Banks have continued to build their capital strength during 2017, the Bank of England said, and the Prudential Regulation Committee as a result has judged that all seven participating banks now have sufficient capital to meet the standard set by the test.

The BoE added: "The PRC judged that RBS did not meet its CET1 [Common Equity Tier 1] ratio systemic reference point in this scenario."

However, the PRC has not asked RBS to submit a revised capital plan in light of the steps that the UK state-controlled bank has taken to strengthen its capital position.

RBS, one of the seven participating banks in the stress tests, said in a separate statement that stress test results will be weaker than its long-term targets until the it resolves its legacy conduct issues.

"We continue to make progress towards the stress resilient bank we aspire to be. 2017 represented another year of material improvement with our peak-to-trough stress resilience improving by 300bps from last year's stress test.
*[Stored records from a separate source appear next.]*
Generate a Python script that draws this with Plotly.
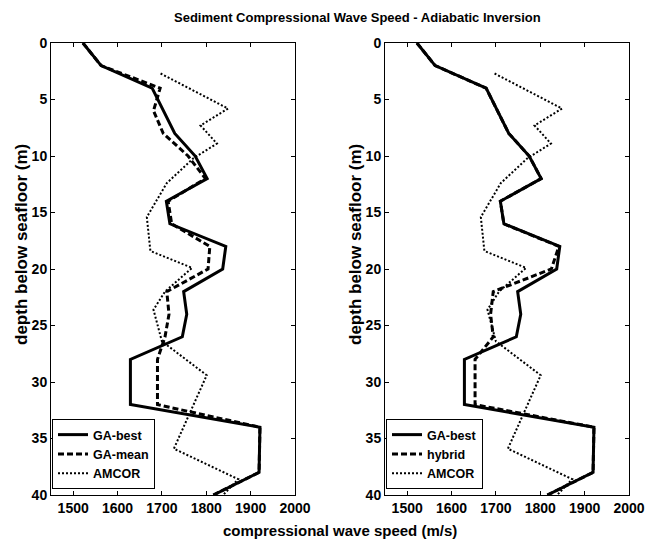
import plotly.graph_objects as go

# Depth nodes (m) of the inverted profiles
depth_ga = [0, 2, 4, 8, 10, 12, 14, 16, 18, 20, 22, 24, 26, 28, 32, 34, 38, 40]
ga_best = [1522, 1563, 1678, 1729, 1775, 1802, 1710, 1718, 1844, 1837,
           1749, 1756, 1746, 1629, 1629, 1921, 1919, 1816]

depth_mean = [0, 2, 4, 6, 8, 10, 12, 14, 16, 18, 20, 22, 24, 26, 28, 32, 34, 38, 40]
ga_mean = [1522, 1563, 1696, 1681, 1703, 1759, 1798, 1714, 1722, 1808, 1804,
           1711, 1716, 1707, 1690, 1690, 1921, 1919, 1816]

depth_hyb = [0, 2, 4, 8, 10, 12, 14, 16, 18, 20, 22, 24, 26, 28, 32, 34, 38, 40]
hybrid = [1522, 1563, 1678, 1729, 1775, 1802, 1710, 1718, 1842, 1825,
          1694, 1688, 1694, 1653, 1653, 1921, 1919, 1816]

# AMCOR core measurements
depth_amcor = [2.7, 5.8, 7.3, 8.9, 10.2, 12.4, 15.4, 18.4, 19.9, 22.0,
               23.6, 26.4, 29.4, 35.9, 38.6, 40.0]
amcor = [1697, 1849, 1787, 1824, 1771, 1711, 1666, 1674, 1768, 1707,
         1681, 1700, 1801, 1727, 1872, 1838]

x_ticks = [1500, 1600, 1700, 1800, 1900, 2000]
y_ticks = [0, 5, 10, 15, 20, 25, 30, 35, 40]

FONT = "Liberation Sans, Arial, Helvetica, sans-serif"
W, H = 647, 546

fig = go.Figure()

panels = [
    ("x", "y", "legend", "GA-mean", depth_mean, ga_mean),
    ("x2", "y2", "legend2", "hybrid", depth_hyb, hybrid),
]
for xa, ya, leg, name2, d2, v2 in panels:
    fig.add_trace(go.Scatter(x=ga_best, y=depth_ga, mode="lines", name="GA-best",
                             xaxis=xa, yaxis=ya, legend=leg,
                             line=dict(color="black", width=3)))
    fig.add_trace(go.Scatter(x=v2, y=d2, mode="lines", name=name2,
                             xaxis=xa, yaxis=ya, legend=leg,
                             line=dict(color="black", width=3, dash="6px,3px")))
    fig.add_trace(go.Scatter(x=amcor, y=depth_amcor, mode="lines", name="AMCOR",
                             xaxis=xa, yaxis=ya, legend=leg,
                             line=dict(color="black", width=2, dash="2px,2px")))

axis_common = dict(showline=True, linecolor="black", linewidth=1, mirror="allticks",
                   ticks="inside", ticklen=4, tickcolor="black", showgrid=False,
                   zeroline=False, automargin=False,
                   tickfont=dict(size=14, color="black"))

y_dom = [(H - 495) / H, (H - 43) / H]

legend_common = dict(xanchor="left", yanchor="top", y=(H - 419) / H,
                     bgcolor="white", bordercolor="black", borderwidth=1,
                     font=dict(size=12.5, color="black"), tracegroupgap=0)

fig.update_layout(
    width=W, height=H, autosize=False,
    margin=dict(l=0, r=0, t=0, b=0, pad=0),
    paper_bgcolor="white", plot_bgcolor="white",
    font=dict(family=FONT, color="black", weight="bold"),
    xaxis=dict(domain=[51 / W, 295 / W], range=[1450, 2000], tickvals=x_ticks,
               anchor="y", **axis_common),
    yaxis=dict(domain=y_dom, range=[40, 0], tickvals=y_ticks,
               anchor="x", **axis_common),
    xaxis2=dict(domain=[385 / W, 629 / W], range=[1450, 2000], tickvals=x_ticks,
                anchor="y2", **axis_common),
    yaxis2=dict(domain=y_dom, range=[40, 0], tickvals=y_ticks,
                anchor="x2", **axis_common),
    legend=dict(x=52 / W, **legend_common),
    legend2=dict(x=386 / W, **legend_common),
    showlegend=True,
    annotations=[
        dict(text="Sediment Compressional Wave Speed - Adiabatic Inversion",
             x=357 / W, y=(H - 17) / H, xref="paper", yref="paper",
             xanchor="center", yanchor="middle",
             showarrow=False, font=dict(size=13)),
        dict(text="compressional wave speed (m/s)",
             x=340 / W, y=(H - 530) / H, xref="paper", yref="paper",
             xanchor="center", yanchor="middle",
             showarrow=False, font=dict(size=15)),
        dict(text="depth below seafloor (m)", textangle=-90,
             x=22 / W, y=(H - 245) / H, xref="paper", yref="paper",
             xanchor="center", yanchor="middle",
             showarrow=False, font=dict(size=17)),
        dict(text="depth below seafloor (m)", textangle=-90,
             x=356 / W, y=(H - 245) / H, xref="paper", yref="paper",
             xanchor="center", yanchor="middle",
             showarrow=False, font=dict(size=17)),
    ],
)

fig.write_html("out.html")
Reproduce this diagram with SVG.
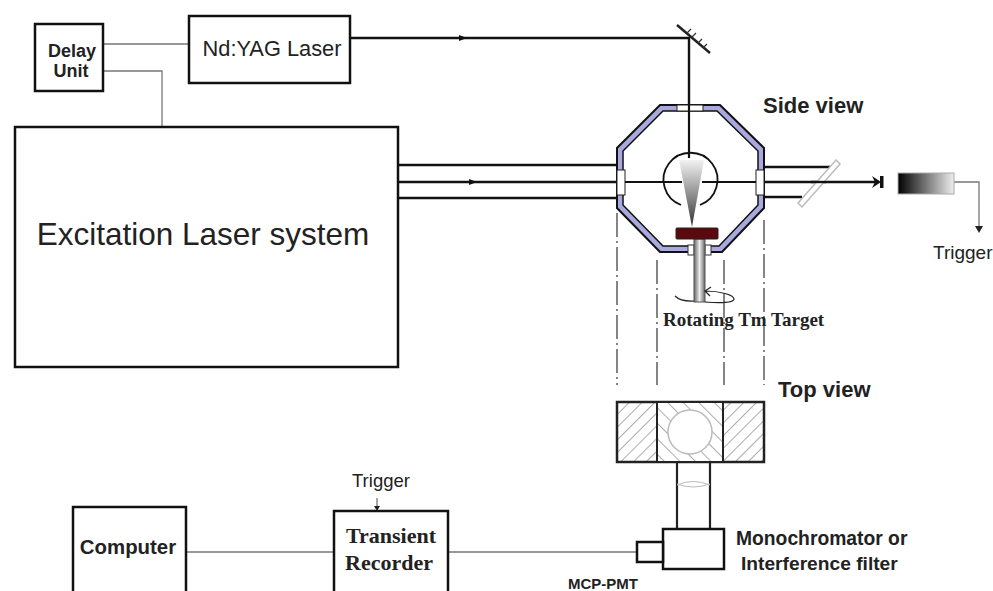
<svg xmlns="http://www.w3.org/2000/svg" width="993" height="591" viewBox="0 0 993 591">
<style>
.box{fill:#fff;stroke:#111;stroke-width:2.5}
.beam{fill:none;stroke:#111;stroke-width:2.4}
.thin{fill:none;stroke:#777;stroke-width:1.3}
.dash{fill:none;stroke:#444;stroke-width:1.3;stroke-dasharray:24 4 2 4}
.a{font-family:"Liberation Sans",Arial,sans-serif;fill:#222}
.b{font-family:"Liberation Sans",Arial,sans-serif;font-weight:700;fill:#222}
.s{font-family:"Liberation Serif","Times New Roman",serif;font-weight:700;fill:#222}
</style>
<defs>
<linearGradient id="cone" x1="0" y1="0" x2="0" y2="1"><stop offset="0" stop-color="#f2f2f2"/><stop offset="1" stop-color="#333"/></linearGradient>
<linearGradient id="det" x1="0" y1="0" x2="1" y2="0"><stop offset="0" stop-color="#000"/><stop offset="1" stop-color="#eee"/></linearGradient>
<linearGradient id="rod" x1="0" y1="0" x2="1" y2="0"><stop offset="0" stop-color="#666"/><stop offset=".5" stop-color="#eee"/><stop offset="1" stop-color="#666"/></linearGradient>
<pattern id="hatch" width="9" height="9" patternUnits="userSpaceOnUse" patternTransform="rotate(45)"><rect width="9" height="9" fill="#fff"/><line x1="0" y1="0" x2="0" y2="9" stroke="#888" stroke-width="1.4"/></pattern>
<pattern id="hatch2" width="11" height="11" patternUnits="userSpaceOnUse" patternTransform="rotate(-45)"><rect width="11" height="11" fill="#fff"/><line x1="0" y1="0" x2="0" y2="11" stroke="#888" stroke-width="1.4"/></pattern>
</defs>
<rect width="993" height="591" fill="#fff"/>
<g id="connectors">
<path class="thin" d="M103 44H189M103 71H162V127"/>
<path class="beam" d="M350 38H689V160"/>
<path d="M459 35l8 3-8 3z" fill="#111"/>
<path class="beam" d="M398 165H617M398 182H617M398 198H617"/>
<path d="M469 179l8 3-8 3z" fill="#111"/>
<path class="beam" d="M764 167H830M764 182H876M764 197H802"/>
<path d="M872 176l9 6-9 6 3-6z" fill="#111"/><rect x="880" y="176" width="3.500" height="12" fill="#111"/>
<path class="thin" d="M954 182H979V226"/>
<path d="M975 226h8l-4 7z" fill="#222"/>
<path class="thin" d="M186 552H334M448 552H637"/>
<path class="thin" d="M377 498V506"/>
<path d="M374 506h6l-3 5z" fill="#222"/>
<path class="dash" d="M617 213V385M657 260V385M724 260V385M764 220V385"/>
</g>
<g id="mirror"><path d="M677 25L710 53" stroke="#222" stroke-width="2.500" fill="none"/><path d="M687 33l4-4M692 37l4-4M698 43l4-4M703 48l4-4" stroke="#333" stroke-width="1.200" fill="none"/></g>
<g id="delay-unit"><rect class="box" x="35" y="24" width="68" height="67"/><text class="b" x="72" y="57" font-size="18" text-anchor="middle">Delay</text><text class="b" x="71" y="77" font-size="18" text-anchor="middle">Unit</text></g>
<g id="ndyag"><rect class="box" x="189" y="16" width="161" height="67"/><text class="a" x="272" y="56" font-size="21.800" text-anchor="middle">Nd:YAG Laser</text></g>
<g id="excitation"><rect class="box" x="15" y="127" width="383" height="240"/><text class="a" x="203" y="245" font-size="31.500" text-anchor="middle">Excitation Laser system</text></g>
<g id="chamber">
<polygon points="660,105 720,105 764,148 764,208 722,252 660,252 617,208 617,148" fill="#a9a9e0" stroke="#111" stroke-width="2"/>
<polygon points="663,111 717,111 758,151 758,205 719,246 663,246 623,205 623,151" fill="#fff" stroke="#111" stroke-width="1.500"/>
<rect x="677" y="105" width="26" height="6" fill="#fff" stroke="#222"/>
<rect x="617" y="170" width="8" height="25" fill="#fff" stroke="#222"/>
<rect x="756" y="170" width="8" height="25" fill="#fff" stroke="#222"/>
<path d="M681 205A27 27 0 1 1 700 205" fill="none" stroke="#111" stroke-width="1.800"/>
<path d="M625 182H682M702 182H756" stroke="#111" stroke-width="1.800"/>
<path d="M689 105V158" stroke="#111" stroke-width="2.200"/>
<polygon points="679,160 704,160 692,227" fill="url(#cone)"/>
<rect x="688" y="245" width="6" height="10" fill="#fff" stroke="#333"/>
<rect x="705" y="245" width="6" height="10" fill="#fff" stroke="#333"/>
<rect x="694" y="239" width="11" height="63" fill="url(#rod)" stroke="#555"/>
<rect x="676" y="228" width="42" height="11" rx="1" fill="#5a0a0f" stroke="#222"/>
<path d="M675 296c6 6 14 5 19 5M705 291c15 0 29 4 29 8s-14 4-29 3M711 287l-6 4 5 5" fill="none" stroke="#222" stroke-width="1.200"/>
</g>
<g id="beamsplitter"><polygon points="836,160 840,164 802,207 798,203" fill="#fff" stroke="#bbb" stroke-width="1.500"/><path d="M811 182H826" stroke="#111" stroke-width="2.400"/></g>
<g id="detector"><rect x="898" y="173" width="56" height="21" fill="url(#det)" stroke="#aaa"/></g>
<g id="top-view">
<rect x="617" y="402" width="147" height="60" fill="url(#hatch)" stroke="#222" stroke-width="2.500"/>
<rect x="657" y="402" width="66" height="60" fill="url(#hatch2)" stroke="#222" stroke-width="2"/>
<circle cx="690" cy="432" r="22" fill="#fff" stroke="#bbb" stroke-width="1.500"/>
<path d="M677 462V529M710 462V529" stroke="#222" stroke-width="2.200"/>
<path d="M677 484Q693 490 710 484M677 485Q693 478 710 485" stroke="#bbb" fill="none"/>
</g>
<g id="monochromator"><rect class="box" x="663" y="529" width="61" height="40" stroke-width="2"/><rect class="box" x="637" y="542" width="26" height="20" stroke-width="2"/><text class="b" x="736" y="545" font-size="19.300">Monochromator or</text><text class="b" x="741" y="570" font-size="19.200">Interference filter</text></g>
<g id="computer"><path class="box" d="M73 591V507H186V591"/><text class="b" x="128" y="554" font-size="20.400" text-anchor="middle">Computer</text></g>
<g id="recorder"><path class="box" d="M334 591V511H448V591"/><text class="s" x="391" y="543" font-size="22" text-anchor="middle">Transient</text><text class="s" x="389" y="570" font-size="22" text-anchor="middle">Recorder</text></g>
<g id="labels">
<text class="b" x="763" y="113" font-size="22">Side view</text>
<text class="b" x="778" y="397" font-size="22">Top view</text>
<text class="s" x="663" y="326" font-size="19">Rotating Tm Target</text>
<text class="a" x="933" y="259" font-size="19">Trigger</text>
<text class="a" x="352" y="487" font-size="18.500">Trigger</text>
<text class="b" x="568" y="589" font-size="15">MCP-PMT</text>
</g>
</svg>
Until we have resolved our remaining major legacy conduct issues and non-core portfolio interests, we will continue to show stress test results weaker than our long-term targets," said RBS Chief Financial Officer Ewen Stevenson

RBS, which is 70% owned by the taxpayer, said it has taken a number of actions to improve its capital position including run-down of risk-weighted assets, reduction in certain credit portfolios and resolution of various litigation cases and regulatory investigations.

The stress tests, which are designed to measure resilience of participating banking in an adverse economic scenario, also revealed that Barclays failed to meet its capital ratio targets but wasn't required to submit a revised capital plan.